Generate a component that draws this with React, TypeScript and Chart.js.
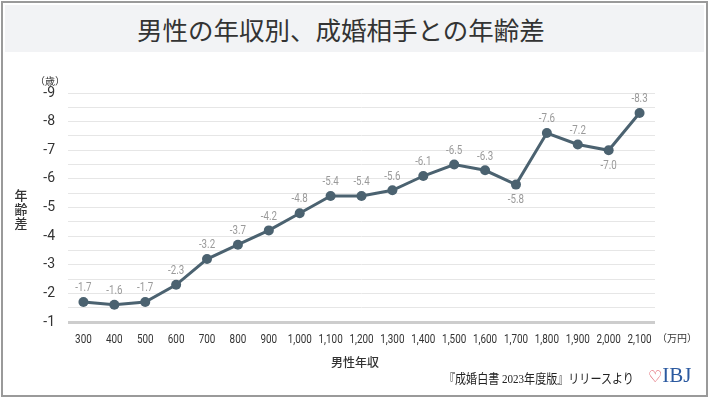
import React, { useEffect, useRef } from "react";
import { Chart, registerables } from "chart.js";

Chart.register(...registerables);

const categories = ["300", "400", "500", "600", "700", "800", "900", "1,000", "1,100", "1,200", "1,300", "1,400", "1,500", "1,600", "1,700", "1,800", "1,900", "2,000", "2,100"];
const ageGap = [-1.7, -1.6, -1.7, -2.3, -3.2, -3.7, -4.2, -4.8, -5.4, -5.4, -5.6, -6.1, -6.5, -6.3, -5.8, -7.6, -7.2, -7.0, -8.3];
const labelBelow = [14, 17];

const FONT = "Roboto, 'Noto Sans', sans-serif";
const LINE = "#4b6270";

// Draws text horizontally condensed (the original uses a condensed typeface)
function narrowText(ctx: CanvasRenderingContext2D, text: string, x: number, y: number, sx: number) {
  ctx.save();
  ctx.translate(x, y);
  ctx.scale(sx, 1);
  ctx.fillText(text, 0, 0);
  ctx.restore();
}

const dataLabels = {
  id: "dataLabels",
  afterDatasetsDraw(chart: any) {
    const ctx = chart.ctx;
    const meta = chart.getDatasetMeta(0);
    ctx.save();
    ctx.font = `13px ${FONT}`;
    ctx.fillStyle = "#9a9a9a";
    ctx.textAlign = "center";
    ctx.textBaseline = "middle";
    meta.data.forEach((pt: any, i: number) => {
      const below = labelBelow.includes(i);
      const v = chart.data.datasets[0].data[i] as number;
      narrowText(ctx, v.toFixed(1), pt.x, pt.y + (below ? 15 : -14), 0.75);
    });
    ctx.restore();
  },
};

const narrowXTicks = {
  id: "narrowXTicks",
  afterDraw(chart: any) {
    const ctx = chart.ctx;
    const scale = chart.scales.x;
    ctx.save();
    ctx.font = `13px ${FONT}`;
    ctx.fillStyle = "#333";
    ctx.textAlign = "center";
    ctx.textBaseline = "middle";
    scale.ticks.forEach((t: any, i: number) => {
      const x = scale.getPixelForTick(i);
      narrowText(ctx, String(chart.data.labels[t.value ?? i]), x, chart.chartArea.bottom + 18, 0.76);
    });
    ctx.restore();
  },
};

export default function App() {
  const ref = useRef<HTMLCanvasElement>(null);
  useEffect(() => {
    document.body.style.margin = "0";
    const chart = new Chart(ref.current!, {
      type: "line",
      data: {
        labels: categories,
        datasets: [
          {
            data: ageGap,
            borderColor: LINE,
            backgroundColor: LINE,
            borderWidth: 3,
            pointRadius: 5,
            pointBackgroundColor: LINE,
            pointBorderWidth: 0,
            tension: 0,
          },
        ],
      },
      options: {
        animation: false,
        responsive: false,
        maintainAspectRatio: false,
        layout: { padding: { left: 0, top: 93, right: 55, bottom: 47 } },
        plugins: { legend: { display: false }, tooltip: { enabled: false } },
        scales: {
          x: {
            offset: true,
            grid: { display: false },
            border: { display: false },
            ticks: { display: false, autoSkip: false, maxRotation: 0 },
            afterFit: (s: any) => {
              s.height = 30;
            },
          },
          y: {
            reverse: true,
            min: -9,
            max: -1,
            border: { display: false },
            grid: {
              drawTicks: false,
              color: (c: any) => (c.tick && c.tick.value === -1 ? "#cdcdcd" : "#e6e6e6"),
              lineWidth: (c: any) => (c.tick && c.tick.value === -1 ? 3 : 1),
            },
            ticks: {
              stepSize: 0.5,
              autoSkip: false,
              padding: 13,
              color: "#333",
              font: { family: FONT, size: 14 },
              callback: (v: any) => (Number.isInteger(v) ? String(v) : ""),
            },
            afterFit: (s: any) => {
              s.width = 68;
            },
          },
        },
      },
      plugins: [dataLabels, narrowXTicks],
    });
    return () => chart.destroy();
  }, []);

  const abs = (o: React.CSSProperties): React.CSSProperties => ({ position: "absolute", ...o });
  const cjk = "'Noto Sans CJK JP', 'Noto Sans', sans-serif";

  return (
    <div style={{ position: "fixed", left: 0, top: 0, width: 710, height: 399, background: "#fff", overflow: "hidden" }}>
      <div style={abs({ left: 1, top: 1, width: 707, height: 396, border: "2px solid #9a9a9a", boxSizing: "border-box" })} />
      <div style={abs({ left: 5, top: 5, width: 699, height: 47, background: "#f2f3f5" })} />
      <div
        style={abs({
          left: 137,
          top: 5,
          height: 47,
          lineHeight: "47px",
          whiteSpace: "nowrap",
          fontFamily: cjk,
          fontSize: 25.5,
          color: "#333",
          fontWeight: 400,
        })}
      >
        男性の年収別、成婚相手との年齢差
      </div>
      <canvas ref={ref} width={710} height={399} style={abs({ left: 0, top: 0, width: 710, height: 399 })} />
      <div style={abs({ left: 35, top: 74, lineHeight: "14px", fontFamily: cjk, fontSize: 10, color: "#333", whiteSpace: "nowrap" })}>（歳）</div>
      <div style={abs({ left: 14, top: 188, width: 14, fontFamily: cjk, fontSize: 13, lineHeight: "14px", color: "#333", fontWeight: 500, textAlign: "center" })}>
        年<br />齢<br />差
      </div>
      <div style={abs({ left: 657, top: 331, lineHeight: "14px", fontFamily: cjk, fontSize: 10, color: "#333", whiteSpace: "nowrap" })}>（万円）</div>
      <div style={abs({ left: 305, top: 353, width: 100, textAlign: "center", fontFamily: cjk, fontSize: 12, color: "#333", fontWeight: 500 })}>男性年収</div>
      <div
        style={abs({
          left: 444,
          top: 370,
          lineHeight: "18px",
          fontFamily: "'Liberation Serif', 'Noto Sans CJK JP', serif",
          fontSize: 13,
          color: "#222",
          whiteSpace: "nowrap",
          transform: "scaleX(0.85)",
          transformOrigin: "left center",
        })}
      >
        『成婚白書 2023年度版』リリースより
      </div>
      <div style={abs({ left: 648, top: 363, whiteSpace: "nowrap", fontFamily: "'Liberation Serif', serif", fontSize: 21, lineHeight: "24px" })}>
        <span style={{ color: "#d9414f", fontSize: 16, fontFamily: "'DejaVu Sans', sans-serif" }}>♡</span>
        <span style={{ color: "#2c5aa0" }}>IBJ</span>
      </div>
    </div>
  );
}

-*-

**Task statement**
Quote the material word for word, dropping any images it holds.

**The completed task**
Generate a component that draws this with React, TypeScript and Chart.js.
import React, { useEffect, useRef } from "react";
import { Chart, registerables } from "chart.js";

Chart.register(...registerables);

const categories = ["300", "400", "500", "600", "700", "800", "900", "1,000", "1,100", "1,200", "1,300", "1,400", "1,500", "1,600", "1,700", "1,800", "1,900", "2,000", "2,100"];
const ageGap = [-1.7, -1.6, -1.7, -2.3, -3.2, -3.7, -4.2, -4.8, -5.4, -5.4, -5.6, -6.1, -6.5, -6.3, -5.8, -7.6, -7.2, -7.0, -8.3];
const labelBelow = [14, 17];

const FONT = "Roboto, 'Noto Sans', sans-serif";
const LINE = "#4b6270";

// Draws text horizontally condensed (the original uses a condensed typeface)
function narrowText(ctx: CanvasRenderingContext2D, text: string, x: number, y: number, sx: number) {
  ctx.save();
  ctx.translate(x, y);
  ctx.scale(sx, 1);
  ctx.fillText(text, 0, 0);
  ctx.restore();
}

const dataLabels = {
  id: "dataLabels",
  afterDatasetsDraw(chart: any) {
    const ctx = chart.ctx;
    const meta = chart.getDatasetMeta(0);
    ctx.save();
    ctx.font = `13px ${FONT}`;
    ctx.fillStyle = "#9a9a9a";
    ctx.textAlign = "center";
    ctx.textBaseline = "middle";
    meta.data.forEach((pt: any, i: number) => {
      const below = labelBelow.includes(i);
      const v = chart.data.datasets[0].data[i] as number;
      narrowText(ctx, v.toFixed(1), pt.x, pt.y + (below ? 15 : -14), 0.75);
    });
    ctx.restore();
  },
};

const narrowXTicks = {
  id: "narrowXTicks",
  afterDraw(chart: any) {
    const ctx = chart.ctx;
    const scale = chart.scales.x;
    ctx.save();
    ctx.font = `13px ${FONT}`;
    ctx.fillStyle = "#333";
    ctx.textAlign = "center";
    ctx.textBaseline = "middle";
    scale.ticks.forEach((t: any, i: number) => {
      const x = scale.getPixelForTick(i);
      narrowText(ctx, String(chart.data.labels[t.value ?? i]), x, chart.chartArea.bottom + 18, 0.76);
    });
    ctx.restore();
  },
};

export default function App() {
  const ref = useRef<HTMLCanvasElement>(null);
  useEffect(() => {
    document.body.style.margin = "0";
    const chart = new Chart(ref.current!, {
      type: "line",
      data: {
        labels: categories,
        datasets: [
          {
            data: ageGap,
            borderColor: LINE,
            backgroundColor: LINE,
            borderWidth: 3,
            pointRadius: 5,
            pointBackgroundColor: LINE,
            pointBorderWidth: 0,
            tension: 0,
          },
        ],
      },
      options: {
        animation: false,
        responsive: false,
        maintainAspectRatio: false,
        layout: { padding: { left: 0, top: 93, right: 55, bottom: 47 } },
        plugins: { legend: { display: false }, tooltip: { enabled: false } },
        scales: {
          x: {
            offset: true,
            grid: { display: false },
            border: { display: false },
            ticks: { display: false, autoSkip: false, maxRotation: 0 },
            afterFit: (s: any) => {
              s.height = 30;
            },
          },
          y: {
            reverse: true,
            min: -9,
            max: -1,
            border: { display: false },
            grid: {
              drawTicks: false,
              color: (c: any) => (c.tick && c.tick.value === -1 ? "#cdcdcd" : "#e6e6e6"),
              lineWidth: (c: any) => (c.tick && c.tick.value === -1 ? 3 : 1),
            },
            ticks: {
              stepSize: 0.5,
              autoSkip: false,
              padding: 13,
              color: "#333",
              font: { family: FONT, size: 14 },
              callback: (v: any) => (Number.isInteger(v) ? String(v) : ""),
            },
            afterFit: (s: any) => {
              s.width = 68;
            },
          },
        },
      },
      plugins: [dataLabels, narrowXTicks],
    });
    return () => chart.destroy();
  }, []);

  const abs = (o: React.CSSProperties): React.CSSProperties => ({ position: "absolute", ...o });
  const cjk = "'Noto Sans CJK JP', 'Noto Sans', sans-serif";

  return (
    <div style={{ position: "fixed", left: 0, top: 0, width: 710, height: 399, background: "#fff", overflow: "hidden" }}>
      <div style={abs({ left: 1, top: 1, width: 707, height: 396, border: "2px solid #9a9a9a", boxSizing: "border-box" })} />
      <div style={abs({ left: 5, top: 5, width: 699, height: 47, background: "#f2f3f5" })} />
      <div
        style={abs({
          left: 137,
          top: 5,
          height: 47,
          lineHeight: "47px",
          whiteSpace: "nowrap",
          fontFamily: cjk,
          fontSize: 25.5,
          color: "#333",
          fontWeight: 400,
        })}
      >
        男性の年収別、成婚相手との年齢差
      </div>
      <canvas ref={ref} width={710} height={399} style={abs({ left: 0, top: 0, width: 710, height: 399 })} />
      <div style={abs({ left: 35, top: 74, lineHeight: "14px", fontFamily: cjk, fontSize: 10, color: "#333", whiteSpace: "nowrap" })}>（歳）</div>
      <div style={abs({ left: 14, top: 188, width: 14, fontFamily: cjk, fontSize: 13, lineHeight: "14px", color: "#333", fontWeight: 500, textAlign: "center" })}>
        年<br />齢<br />差
      </div>
      <div style={abs({ left: 657, top: 331, lineHeight: "14px", fontFamily: cjk, fontSize: 10, color: "#333", whiteSpace: "nowrap" })}>（万円）</div>
      <div style={abs({ left: 305, top: 353, width: 100, textAlign: "center", fontFamily: cjk, fontSize: 12, color: "#333", fontWeight: 500 })}>男性年収</div>
      <div
        style={abs({
          left: 444,
          top: 370,
          lineHeight: "18px",
          fontFamily: "'Liberation Serif', 'Noto Sans CJK JP', serif",
          fontSize: 13,
          color: "#222",
          whiteSpace: "nowrap",
          transform: "scaleX(0.85)",
          transformOrigin: "left center",
        })}
      >
        『成婚白書 2023年度版』リリースより
      </div>
      <div style={abs({ left: 648, top: 363, whiteSpace: "nowrap", fontFamily: "'Liberation Serif', serif", fontSize: 21, lineHeight: "24px" })}>
        <span style={{ color: "#d9414f", fontSize: 16, fontFamily: "'DejaVu Sans', sans-serif" }}>♡</span>
        <span style={{ color: "#2c5aa0" }}>IBJ</span>
      </div>
    </div>
  );
}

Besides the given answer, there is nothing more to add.